Material provided -
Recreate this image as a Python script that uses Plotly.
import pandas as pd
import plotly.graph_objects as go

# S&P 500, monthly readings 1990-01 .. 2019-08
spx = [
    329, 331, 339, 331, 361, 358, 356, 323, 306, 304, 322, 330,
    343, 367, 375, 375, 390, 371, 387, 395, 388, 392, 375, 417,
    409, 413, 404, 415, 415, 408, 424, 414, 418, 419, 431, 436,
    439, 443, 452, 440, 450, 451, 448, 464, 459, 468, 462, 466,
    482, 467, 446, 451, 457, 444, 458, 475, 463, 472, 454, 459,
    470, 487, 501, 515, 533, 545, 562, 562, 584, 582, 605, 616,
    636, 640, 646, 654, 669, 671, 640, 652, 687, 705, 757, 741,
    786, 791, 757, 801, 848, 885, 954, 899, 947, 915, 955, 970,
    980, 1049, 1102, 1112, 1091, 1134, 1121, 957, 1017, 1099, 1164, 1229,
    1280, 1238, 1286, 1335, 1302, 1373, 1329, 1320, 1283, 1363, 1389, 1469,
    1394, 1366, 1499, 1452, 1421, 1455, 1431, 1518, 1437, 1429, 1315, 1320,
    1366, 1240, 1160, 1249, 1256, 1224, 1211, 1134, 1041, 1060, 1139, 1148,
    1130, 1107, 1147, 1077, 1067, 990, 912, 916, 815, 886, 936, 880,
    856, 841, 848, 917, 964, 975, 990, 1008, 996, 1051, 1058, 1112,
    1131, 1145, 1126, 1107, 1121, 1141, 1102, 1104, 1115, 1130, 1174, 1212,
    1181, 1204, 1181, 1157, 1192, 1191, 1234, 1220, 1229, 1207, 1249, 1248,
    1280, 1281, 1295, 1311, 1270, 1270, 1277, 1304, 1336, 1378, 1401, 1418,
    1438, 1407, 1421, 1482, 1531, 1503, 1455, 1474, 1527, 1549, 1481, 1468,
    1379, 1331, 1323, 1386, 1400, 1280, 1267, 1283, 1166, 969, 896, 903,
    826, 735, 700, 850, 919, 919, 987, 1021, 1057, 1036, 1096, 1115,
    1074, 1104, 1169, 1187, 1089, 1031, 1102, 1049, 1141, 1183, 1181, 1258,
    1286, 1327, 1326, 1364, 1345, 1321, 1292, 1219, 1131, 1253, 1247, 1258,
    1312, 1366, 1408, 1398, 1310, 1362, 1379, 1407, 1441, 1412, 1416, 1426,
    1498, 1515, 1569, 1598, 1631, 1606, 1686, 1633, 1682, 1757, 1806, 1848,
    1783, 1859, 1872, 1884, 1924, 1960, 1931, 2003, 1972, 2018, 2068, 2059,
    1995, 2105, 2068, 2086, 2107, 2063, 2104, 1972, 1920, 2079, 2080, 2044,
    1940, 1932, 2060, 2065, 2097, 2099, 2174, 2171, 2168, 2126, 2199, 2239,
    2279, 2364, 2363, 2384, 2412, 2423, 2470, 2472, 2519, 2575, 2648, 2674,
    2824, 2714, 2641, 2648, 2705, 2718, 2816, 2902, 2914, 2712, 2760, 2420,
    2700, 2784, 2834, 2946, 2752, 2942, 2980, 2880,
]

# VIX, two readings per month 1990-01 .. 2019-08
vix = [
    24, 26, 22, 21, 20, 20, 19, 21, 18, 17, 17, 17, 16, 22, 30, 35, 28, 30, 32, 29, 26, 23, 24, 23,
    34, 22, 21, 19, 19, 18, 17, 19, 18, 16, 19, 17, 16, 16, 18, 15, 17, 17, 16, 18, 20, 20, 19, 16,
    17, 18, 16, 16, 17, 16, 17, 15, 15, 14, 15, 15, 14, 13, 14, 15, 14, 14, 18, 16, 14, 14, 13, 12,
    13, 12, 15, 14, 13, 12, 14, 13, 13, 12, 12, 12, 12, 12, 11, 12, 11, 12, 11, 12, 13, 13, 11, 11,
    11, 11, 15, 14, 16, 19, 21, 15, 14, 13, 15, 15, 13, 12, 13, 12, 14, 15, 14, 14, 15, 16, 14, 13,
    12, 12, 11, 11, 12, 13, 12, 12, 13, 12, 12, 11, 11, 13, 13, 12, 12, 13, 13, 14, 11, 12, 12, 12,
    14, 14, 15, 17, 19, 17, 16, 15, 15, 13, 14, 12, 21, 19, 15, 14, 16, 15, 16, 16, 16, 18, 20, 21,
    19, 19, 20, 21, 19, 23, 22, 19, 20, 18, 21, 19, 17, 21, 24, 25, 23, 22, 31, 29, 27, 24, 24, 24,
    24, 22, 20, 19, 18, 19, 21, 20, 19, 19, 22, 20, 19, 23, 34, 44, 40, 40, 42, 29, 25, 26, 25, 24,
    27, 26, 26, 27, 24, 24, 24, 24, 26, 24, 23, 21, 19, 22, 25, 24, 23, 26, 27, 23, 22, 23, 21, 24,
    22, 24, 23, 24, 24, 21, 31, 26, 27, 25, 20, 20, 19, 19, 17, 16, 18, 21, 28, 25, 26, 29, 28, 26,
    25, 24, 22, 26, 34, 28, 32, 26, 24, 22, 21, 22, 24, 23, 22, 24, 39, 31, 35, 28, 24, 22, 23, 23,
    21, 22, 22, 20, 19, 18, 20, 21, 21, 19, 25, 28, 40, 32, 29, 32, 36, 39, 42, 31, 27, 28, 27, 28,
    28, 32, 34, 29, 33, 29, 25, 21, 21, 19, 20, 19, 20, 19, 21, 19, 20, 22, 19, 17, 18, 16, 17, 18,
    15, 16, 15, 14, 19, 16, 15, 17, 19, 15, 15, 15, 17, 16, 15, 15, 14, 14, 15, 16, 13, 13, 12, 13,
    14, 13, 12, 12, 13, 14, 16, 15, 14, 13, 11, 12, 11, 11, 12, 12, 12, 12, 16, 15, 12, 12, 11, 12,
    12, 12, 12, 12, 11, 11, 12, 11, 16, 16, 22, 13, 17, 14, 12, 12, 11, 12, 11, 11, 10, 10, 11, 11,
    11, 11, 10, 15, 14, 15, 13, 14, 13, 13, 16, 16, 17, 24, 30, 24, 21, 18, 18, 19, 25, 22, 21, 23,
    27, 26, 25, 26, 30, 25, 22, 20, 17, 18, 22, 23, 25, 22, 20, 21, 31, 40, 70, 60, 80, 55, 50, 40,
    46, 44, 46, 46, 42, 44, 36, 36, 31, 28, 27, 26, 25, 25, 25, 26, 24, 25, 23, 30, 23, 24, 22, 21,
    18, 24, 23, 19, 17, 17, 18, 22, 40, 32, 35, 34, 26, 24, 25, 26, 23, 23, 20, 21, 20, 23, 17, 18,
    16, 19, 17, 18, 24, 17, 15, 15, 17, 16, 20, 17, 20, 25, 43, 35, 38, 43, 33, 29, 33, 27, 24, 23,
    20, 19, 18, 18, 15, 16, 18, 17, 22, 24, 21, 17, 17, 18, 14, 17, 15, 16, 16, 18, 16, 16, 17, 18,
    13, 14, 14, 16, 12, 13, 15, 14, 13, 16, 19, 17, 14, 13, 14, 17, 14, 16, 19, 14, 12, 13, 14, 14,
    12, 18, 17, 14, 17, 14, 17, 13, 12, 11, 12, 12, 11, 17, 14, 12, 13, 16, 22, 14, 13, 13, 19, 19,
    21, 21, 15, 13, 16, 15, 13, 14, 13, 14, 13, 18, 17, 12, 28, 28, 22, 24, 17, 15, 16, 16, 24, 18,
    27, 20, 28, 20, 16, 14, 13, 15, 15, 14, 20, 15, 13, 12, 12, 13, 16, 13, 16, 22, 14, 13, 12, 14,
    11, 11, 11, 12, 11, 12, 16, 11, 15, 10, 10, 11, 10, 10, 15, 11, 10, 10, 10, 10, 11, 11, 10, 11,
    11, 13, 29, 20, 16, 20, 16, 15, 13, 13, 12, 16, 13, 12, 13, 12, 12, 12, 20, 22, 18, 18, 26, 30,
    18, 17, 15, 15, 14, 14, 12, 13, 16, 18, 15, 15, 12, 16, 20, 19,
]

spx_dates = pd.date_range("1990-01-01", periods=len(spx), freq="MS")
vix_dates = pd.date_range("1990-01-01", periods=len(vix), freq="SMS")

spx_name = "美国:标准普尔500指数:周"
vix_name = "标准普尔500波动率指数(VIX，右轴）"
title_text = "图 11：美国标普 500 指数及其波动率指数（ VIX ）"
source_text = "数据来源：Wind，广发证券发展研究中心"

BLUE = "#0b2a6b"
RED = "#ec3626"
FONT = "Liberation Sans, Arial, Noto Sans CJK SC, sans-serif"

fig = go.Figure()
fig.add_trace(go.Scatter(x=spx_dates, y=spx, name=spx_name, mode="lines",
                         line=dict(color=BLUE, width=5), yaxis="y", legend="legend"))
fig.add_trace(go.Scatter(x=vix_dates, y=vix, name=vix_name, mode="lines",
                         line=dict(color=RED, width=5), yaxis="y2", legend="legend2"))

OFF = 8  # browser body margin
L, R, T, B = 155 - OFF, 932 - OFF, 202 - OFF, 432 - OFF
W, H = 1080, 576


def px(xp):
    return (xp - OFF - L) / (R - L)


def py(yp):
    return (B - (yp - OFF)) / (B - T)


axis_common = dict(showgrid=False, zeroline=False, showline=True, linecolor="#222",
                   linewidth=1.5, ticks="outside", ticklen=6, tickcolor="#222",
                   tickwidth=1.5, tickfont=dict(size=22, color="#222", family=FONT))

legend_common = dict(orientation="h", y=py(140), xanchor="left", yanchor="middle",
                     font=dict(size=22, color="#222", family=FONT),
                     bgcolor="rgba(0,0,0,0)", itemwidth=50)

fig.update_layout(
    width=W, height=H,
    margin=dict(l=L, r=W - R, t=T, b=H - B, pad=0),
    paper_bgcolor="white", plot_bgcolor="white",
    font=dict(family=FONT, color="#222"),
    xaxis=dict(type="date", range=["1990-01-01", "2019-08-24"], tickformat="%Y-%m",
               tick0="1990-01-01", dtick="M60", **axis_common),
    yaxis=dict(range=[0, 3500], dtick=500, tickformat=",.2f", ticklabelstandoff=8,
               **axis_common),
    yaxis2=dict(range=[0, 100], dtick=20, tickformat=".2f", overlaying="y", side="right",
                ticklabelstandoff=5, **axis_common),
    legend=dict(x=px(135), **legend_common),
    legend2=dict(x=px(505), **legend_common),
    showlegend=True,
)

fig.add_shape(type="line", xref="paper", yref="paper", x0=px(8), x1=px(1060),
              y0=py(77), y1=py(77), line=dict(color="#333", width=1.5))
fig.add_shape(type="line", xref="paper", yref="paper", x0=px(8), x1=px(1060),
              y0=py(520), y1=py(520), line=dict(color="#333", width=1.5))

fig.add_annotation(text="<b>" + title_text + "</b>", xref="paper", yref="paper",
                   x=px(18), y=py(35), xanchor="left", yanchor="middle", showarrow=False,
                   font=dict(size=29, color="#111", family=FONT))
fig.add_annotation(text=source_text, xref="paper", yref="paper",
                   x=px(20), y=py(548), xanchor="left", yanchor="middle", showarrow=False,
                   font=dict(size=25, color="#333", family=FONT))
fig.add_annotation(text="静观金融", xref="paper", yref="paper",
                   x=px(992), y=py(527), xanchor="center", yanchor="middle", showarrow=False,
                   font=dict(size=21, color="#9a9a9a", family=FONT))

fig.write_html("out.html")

Instruction - Set down each line of the material verbatim, from the first line through the line that contains "import plotly.graph_objects as go".

Response to this exercise -
Recreate this image as a Python script that uses Plotly.
import pandas as pd
import plotly.graph_objects as go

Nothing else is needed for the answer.